I think all mothers of young children wonder what the point of going to church is for a while! I certainly did, too. But in this day and age when Sunday school and church attendence keeps dropping and everything from baby schedules to sporting events seems to take precedence over Sunday morning worship, I think it's so important to model to our children that it's a priority to us. People who get used to not going because their children make it impossible for them to get anything out of the service never seem to get back into the habit.

I think another thing we forget is that going to church isn't just about what we can get out of it, but what we put in. BEING the Church isn't just about our own personal growth, but being a blessing and encouragement to other believers as well. Even if you don't catch the gist of the message, a hug after the service, an offer to pray for a hurting friend, or even just a friendly, "Hello, how are you doing?" to an older person who can't get out much, could be exactly what someone else needed that day.

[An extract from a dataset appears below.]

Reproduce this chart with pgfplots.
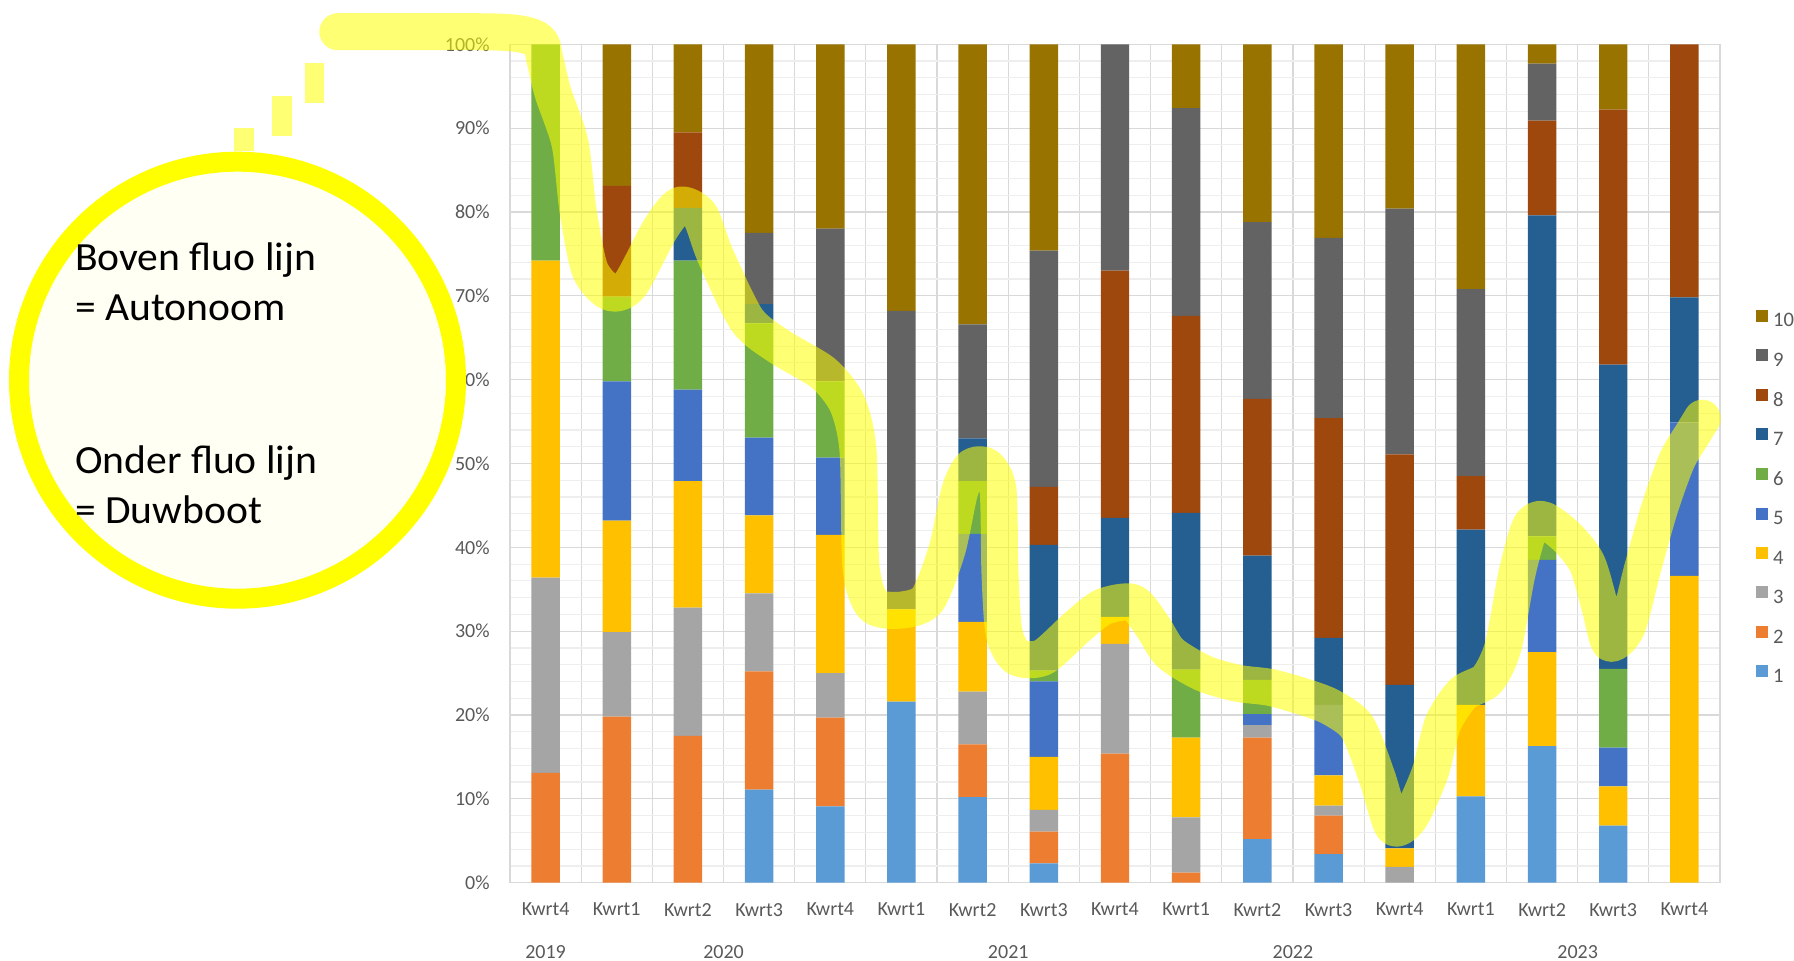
\documentclass[border=0pt]{standalone}
\usepackage{pgfplots}
\pgfplotsset{compat=1.18}
\usepackage{pgfplotstable}
\usepackage{fontspec}
\setmainfont{Carlito}
\newfontfamily\circfont[FakeStretch=1.04]{Carlito}
\definecolor{c1}{HTML}{5B9BD5}
\definecolor{c2}{HTML}{ED7D31}
\definecolor{c3}{HTML}{A5A5A5}
\definecolor{c4}{HTML}{FFC000}
\definecolor{c5}{HTML}{4472C4}
\definecolor{c6}{HTML}{70AD47}
\definecolor{c7}{HTML}{255E91}
\definecolor{c8}{HTML}{9E480E}
\definecolor{c9}{HTML}{636363}
\definecolor{c10}{HTML}{997300}
\definecolor{tickc}{HTML}{595959}
\definecolor{gmaj}{HTML}{D9D9D9}
\definecolor{gmin}{HTML}{EEEEEE}
\definecolor{hl}{HTML}{FFFF00}
\definecolor{cfill}{HTML}{FFFFF4}

\pgfplotstableread{
i  s1   s2   s3   s4   s5   s6   s7   s8   s9   s10
0  0    13.1 23.3 37.8 0    25.8 0    0    0    0
1  0    19.8 10.1 13.3 16.6 10.1 0    13.2 0    16.9
2  0    17.5 15.3 15.1 10.9 15.4 6.3  9.0  0    10.5
3  11.1 14.1 9.3  9.3  9.3  13.6 2.3  0    8.5  22.5
4  9.1  10.6 5.3  16.5 9.2  9.1  0    0    18.2 22.0
5  21.6 0    0    11.0 0    0    0    0    35.6 31.8
6  10.2 6.3  6.3  8.3  10.5 6.3  5.1  0    13.6 33.4
7  2.3  3.8  2.6  6.3  9.0  1.3  15.0 6.9  28.2 24.6
8  0    15.4 13.1 3.2  0    0    11.8 29.5 27.0 0
9  0    1.2  6.6  9.5  0    8.1  18.7 23.5 24.8 7.6
10 5.2  12.1 1.5  0    1.3  4.1  14.8 18.7 21.1 21.2
11 3.4  4.6  1.2  3.6  8.4  0    8.0  26.2 21.5 23.1
12 0    0    1.9  2.2  0    0    19.5 27.5 29.3 19.6
13 10.3 0    0    10.9 0    0    20.9 6.4  22.3 29.2
14 16.3 0    0    11.2 11.0 2.8  38.3 11.3 6.8  2.3
15 6.8  0    0    4.7  4.6  9.4  36.3 30.4 0    7.8
16 0    0    0    36.6 18.3 0    14.9 30.2 0    0
}\data

\begin{document}
\begin{tikzpicture}
\path[use as bounding box] (0,0) rectangle (897bp,480.5bp);
\begin{axis}[
  at={(255bp,39.15bp)}, anchor=south west,
  width=605bp, height=419.2bp, scale only axis,
  ybar stacked, bar width=0.4,
  xmin=-0.5, xmax=16.5, ymin=0, ymax=100,
  clip=false,
  xtick={0,...,16},
  xticklabels={Kwrt4,Kwrt1,Kwrt2,Kwrt3,Kwrt4,Kwrt1,Kwrt2,Kwrt3,Kwrt4,Kwrt1,Kwrt2,Kwrt3,Kwrt4,Kwrt1,Kwrt2,Kwrt3,Kwrt4},
  minor xtick={-0.5,0.5,...,16.5},
  ytick={0,10,...,100},
  minor ytick={2,4,6,8,12,14,16,18,22,24,26,28,32,34,36,38,42,44,46,48,52,54,56,58,62,64,66,68,72,74,76,78,82,84,86,88,92,94,96,98},
  yticklabel={\pgfmathparse{int(round(\tick))}\pgfmathresult\%},
  xminorgrids=true, ymajorgrids=true, yminorgrids=true,
  major y grid style={gmaj, line width=0.6bp},
  minor y grid style={gmin, line width=0.6bp},
  minor x grid style={gmaj, line width=0.6bp},
  axis line style={gmaj, line width=0.6bp},
  tick style={draw=none},
  ticklabel style={font=\fontsize{10bp}{12bp}\selectfont, text=tickc},
  yticklabel style={inner sep=0pt, anchor=east, xshift=-10bp},
  xticklabel style={inner sep=0pt, anchor=north, yshift=-10bp},
  legend image code/.code={\fill[#1] (0bp,0bp) rectangle (6bp,6bp);},
  reverse legend,
  legend cell align=left,
  legend style={draw=none, fill=none, at={(1,0.4594)}, anchor=west, xshift=18bp,
    inner sep=0pt, row sep=9.65bp, font=\fontsize{10.3bp}{12bp}\selectfont, text=tickc,
    nodes={inner sep=0pt}},
]
\addplot[fill=c1, draw=none] table[x=i,y=s1]{\data};
\addplot[fill=c2, draw=none] table[x=i,y=s2]{\data};
\addplot[fill=c3, draw=none] table[x=i,y=s3]{\data};
\addplot[fill=c4, draw=none] table[x=i,y=s4]{\data};
\addplot[fill=c5, draw=none] table[x=i,y=s5]{\data};
\addplot[fill=c6, draw=none] table[x=i,y=s6]{\data};
\addplot[fill=c7, draw=none] table[x=i,y=s7]{\data};
\addplot[fill=c8, draw=none] table[x=i,y=s8]{\data};
\addplot[fill=c9, draw=none] table[x=i,y=s9]{\data};
\addplot[fill=c10, draw=none] table[x=i,y=s10]{\data};
\legend{\ 1,\ 2,\ 3,\ 4,\ 5,\ 6,\ 7,\ 8,\ 9,\ 10}
\foreach \yr/\xx in {2019/0,2020/2.5,2021/6.5,2022/10.5,2023/14.5}{
  \edef\temp{\noexpand\node[anchor=north, inner sep=0pt, yshift=-31bp, text=tickc, font=\noexpand\fontsize{10bp}{12bp}\noexpand\selectfont] at (axis cs:\xx,0) {\yr};}
  \temp
}
\end{axis}
\begin{axis}[
  at={(255bp,39.15bp)}, anchor=south west,
  width=605bp, height=419.2bp, scale only axis,
  xmin=-0.5, xmax=16.5, ymin=0, ymax=100,
  axis lines=none, ticks=none, clip=false,
]
\addplot[hl, opacity=0.55, line width=18.5bp, smooth, tension=0.45, line cap=round, line join=round, no marks] coordinates {
(-2.92,101.5) (-0.64,101.45) (-0.107,100.5) (-0.008,98.1) (0.104,94.2) (0.343,88.2) (0.455,80.2) (0.624,73.1) (0.905,70.4) (1.186,71.3) (1.607,77.9) (1.888,80.8) (2.169,79.6) (2.380,74.9) (2.830,67.1) (3.293,63.9) (3.898,60.8) (4.235,57.2) (4.389,51.6) (4.431,37.7) (4.600,33.1) (4.979,32.5) (5.359,33.7) (5.640,39.7) (5.822,46.8) (5.991,49.6) (6.202,49.6) (6.356,46.8) (6.384,36.9) (6.441,29.8) (6.623,26.9) (6.989,26.9) (7.466,30.5) (7.831,32.9) (8.253,33.4) (8.534,30.5) (8.773,27.4) (9.236,25.0) (9.714,23.8) (10.177,23.3) (10.641,22.2) (11.020,21.0) (11.400,18.6) (11.681,12.6) (11.906,6.7) (12.145,7.8) (12.426,13.1) (12.608,19.0) (12.889,22.6) (13.227,24.2) (13.451,28.1) (13.648,36.9) (13.831,42.4) (14.013,43.3) (14.351,41.2) (14.632,38.1) (14.814,32.9) (14.955,28.6) (15.194,30.5) (15.419,37.7) (15.657,44.8) (15.896,50.4) (16.121,53.6) (16.25,55.4)
};
\end{axis}
% annotation: marker squares and circle
\fill[hl, opacity=0.55] (152.3bp,448.85bp) rectangle (162.15bp,429.1bp);
\fill[hl, opacity=0.55] (136bp,432.5bp) rectangle (146bp,412.7bp);
\fill[hl, opacity=0.55] (117bp,416.65bp) rectangle (127bp,404.8bp);
\draw[hl, line width=10bp, fill=cfill] (118.75bp,290.4bp) circle [radius=109.25bp];
\begin{scope}[every node/.style={anchor=base west, inner sep=0pt, font=\circfont\fontsize{20bp}{24bp}\selectfont}]
\node at (37.4bp,345.05bp) {Boven fluo lijn};
\node at (37.4bp,320bp) {= Autonoom};
\node at (37.4bp,243.85bp) {Onder fluo lijn};
\node at (37.4bp,218.55bp) {= Duwboot};
\end{scope}
\end{tikzpicture}
\end{document}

And until the day when your pastor can have your undivided attention again... take Gin up on the goldfish offer!!

Andrea said...

I completely agree with what Tammi said.

And on another note, not only can YOU be a blessing to someone like she mentioned, but your children are as well. Children are a very important part of church, and while I know some churches have the kids of all ages absent for the entire service, I like how our church includes them in the service. It might have its own challenges doing things that way, but I think there is tremendous value in having little children be a part of the service - even if just from their pews.